That’s it in a nutshell. The impetus for decades of war in the Middle East was the end of the Cold War and the fading of M.A.D. and fear of it from our collective memories. The terrorist attacks of September 11, 2001 merely elevated fear of W.M.D. and the nations they’d been given to while our greatest fear was nuclear holocaust. In understanding this you can understand why weapons we wouldn’t dream of placing in the hands of unstable leaders today were placed in the hands of potentially unstable leaders during the Cold War and how those decisions have influenced our actions since.

We refer to the sharp rise in fear that caused our government to strike entities that had nothing to do with the attacks of 9/11, empowering the radicals who would destabilize and throw the Middle East into a conflict that has lasted nearly 20 years, as Fog of War. We call it this in an attempt to make sense of the fact that decisions not supported by the information at hand are often made during times of war. Of course, those who wish to defend the decisions will always insist that matters were not so clear at the time. In truth, they are recalling the fog that prevented them from seeing things for what they were and are showing us just how debilitating and long lasting the effects of it can be.

The truth is, those who urged the government to strike out at anything resembling the terrorists who attacked us on Sept. 11, 2001 were in a state of panic that prevented them from seeing things for what they were. That is why they insisted that time not be taken to ensure that the response directly impacted those responsible for the attacks and that our attention remain focused there until we were confident that specific threat had been dealt with. Their faith in a blanket response, one not focused because it was meant to prevent anything resembling the attacks from ever happening again, was the best solution their panicked minds could grasp through the Fog of War.

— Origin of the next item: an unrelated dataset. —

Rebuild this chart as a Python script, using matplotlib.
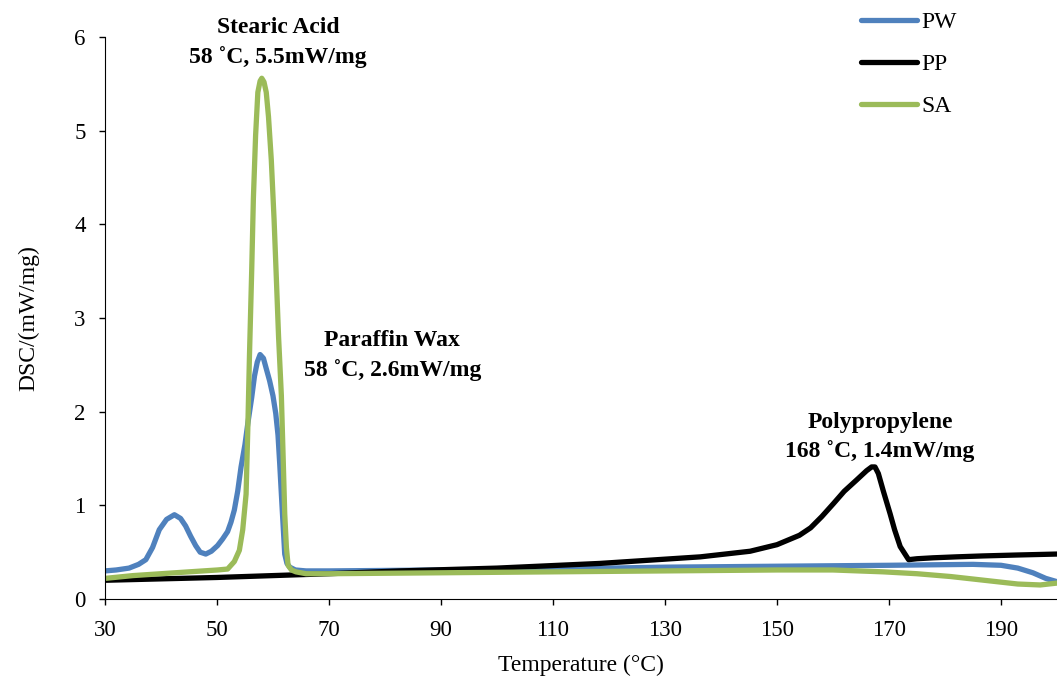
import matplotlib.pyplot as plt

# PW (paraffin wax)
pw_t = [30, 32, 34.3, 36, 37.3, 38.5, 39.7, 41, 42.4, 43.5, 44.4, 45.3, 46.2, 47,
        48, 49, 50.1, 51, 51.9, 52.5, 53.1, 53.7, 54.3, 55, 55.5, 56.2, 56.7, 57.2,
        57.7, 58.3, 58.8, 59.4, 60.0, 60.5, 60.9, 61.2, 61.5, 61.8, 62.1, 62.5, 63.0,
        64, 65.9, 70, 90, 110, 130, 150, 170, 185, 190, 193, 195.7, 198, 200]
pw_dsc = [0.30, 0.31, 0.33, 0.37, 0.42, 0.55, 0.74, 0.85, 0.90, 0.86, 0.78, 0.67,
          0.57, 0.50, 0.48, 0.51, 0.57, 0.64, 0.72, 0.82, 0.95, 1.15, 1.41, 1.65,
          1.87, 2.15, 2.38, 2.53, 2.61, 2.57, 2.46, 2.33, 2.17, 1.98, 1.75, 1.45,
          1.12, 0.80, 0.48, 0.38, 0.34, 0.31, 0.30, 0.30, 0.31, 0.32, 0.34, 0.35,
          0.36, 0.37, 0.36, 0.33, 0.28, 0.22, 0.185]

# PP (polypropylene)
pp_t = [30, 50, 70, 82.7, 100, 118.4, 136.3, 145.2, 150, 154, 156, 158, 160.1, 162,
        164.2, 166, 166.9, 167.5, 168.1, 169, 170.2, 171, 172, 173.5, 175, 177.9,
        182, 186.8, 193, 200]
pp_dsc = [0.20, 0.23, 0.27, 0.30, 0.33, 0.38, 0.45, 0.51, 0.58, 0.68, 0.76, 0.88,
          1.02, 1.15, 1.27, 1.37, 1.41, 1.41, 1.34, 1.15, 0.91, 0.74, 0.56, 0.42,
          0.43, 0.44, 0.45, 0.46, 0.47, 0.48]

# SA (stearic acid)
sa_t = [30, 35, 40, 45, 50.1, 51.9, 53.1, 54.0, 54.6, 55.2, 55.5, 55.8, 56.2, 56.5,
        56.9, 57.3, 57.7, 58.0, 58.4, 58.8, 59.2, 59.7, 60.2, 60.6, 61.0, 61.5, 61.8,
        62.1, 62.4, 62.7, 63.3, 64.1, 65.9, 70, 90, 110, 130, 150, 160, 169, 175,
        181, 187, 193, 197, 200]
sa_dsc = [0.22, 0.25, 0.27, 0.29, 0.31, 0.32, 0.40, 0.52, 0.74, 1.12, 1.80, 2.59,
          3.50, 4.27, 4.95, 5.41, 5.53, 5.56, 5.52, 5.41, 5.15, 4.69, 4.05, 3.43,
          2.80, 2.17, 1.55, 0.91, 0.55, 0.36, 0.31, 0.29, 0.27, 0.27, 0.28, 0.29,
          0.30, 0.31, 0.31, 0.29, 0.27, 0.24, 0.20, 0.16, 0.15, 0.17]

x_ticks = [30, 50, 70, 90, 110, 130, 150, 170, 190]
y_ticks = [0, 1, 2, 3, 4, 5, 6]

plt.rcParams["font.family"] = ["Liberation Serif", "DejaVu Serif"]

fig = plt.figure(figsize=(10.57, 6.77), dpi=100)
ax = fig.add_axes([0.0993, 0.1152, 0.9007, 0.8301])

lw = 3.8
ax.plot(pw_t, pw_dsc, color="#4F81BD", linewidth=lw, label="PW",
        solid_joinstyle="round", solid_capstyle="round")
ax.plot(pp_t, pp_dsc, color="black", linewidth=lw, label="PP",
        solid_joinstyle="round", solid_capstyle="round")
ax.plot(sa_t, sa_dsc, color="#9BBB59", linewidth=lw, label="SA",
        solid_joinstyle="round", solid_capstyle="round")

ax.set_xlim(30, 200)
ax.set_ylim(0, 6)
ax.set_xticks(x_ticks)
ax.set_yticks(y_ticks)
ax.spines["top"].set_visible(False)
ax.spines["right"].set_visible(False)
ax.tick_params(labelsize=16.5, length=4.5, width=1, direction="out")
ax.tick_params(axis="x", pad=10.5)
ax.tick_params(axis="y", pad=9.5)
ax.set_xlabel("Temperature (°C)", fontsize=17, labelpad=10)
ax.set_ylabel("DSC/(mW/mg)", fontsize=17, labelpad=25)

ann = dict(fontsize=17, fontweight="bold", ha="center", va="center",
           linespacing=1.45)
ax.text(60.9, 5.94, "Stearic Acid\n58 ˚C, 5.5mW/mg", **ann)
ax.text(81.3, 2.60, "Paraffin Wax\n58 ˚C, 2.6mW/mg", **ann)
ax.text(168.4, 1.73, "Polypropylene\n168 ˚C, 1.4mW/mg", **ann)

ax.legend(loc="upper left", bbox_to_anchor=(0.772, 1.083), frameon=False,
          fontsize=17, handlelength=2.35, labelspacing=0.87, handletextpad=0.2)

fig.savefig("out.png", dpi=100)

I was studying past conflicts and phenomena like Fog of War that interfered with our attempts to win them shortly before the attacks of 9/11 and the bombing of the USS Cole that caused many of us working the problem to believe that Al Qaeda had increased the tempo and impact of their operations. The study had the desired effect, allowing me to see clearly the threat and how it must be addressed, as it had with so many military and intelligence leaders who advised caution. Our political structure prevented us from actually leading the response. Civilian leaders seeking glory and political support led instead, derailing any chance we had of swiftly dealing with the problem.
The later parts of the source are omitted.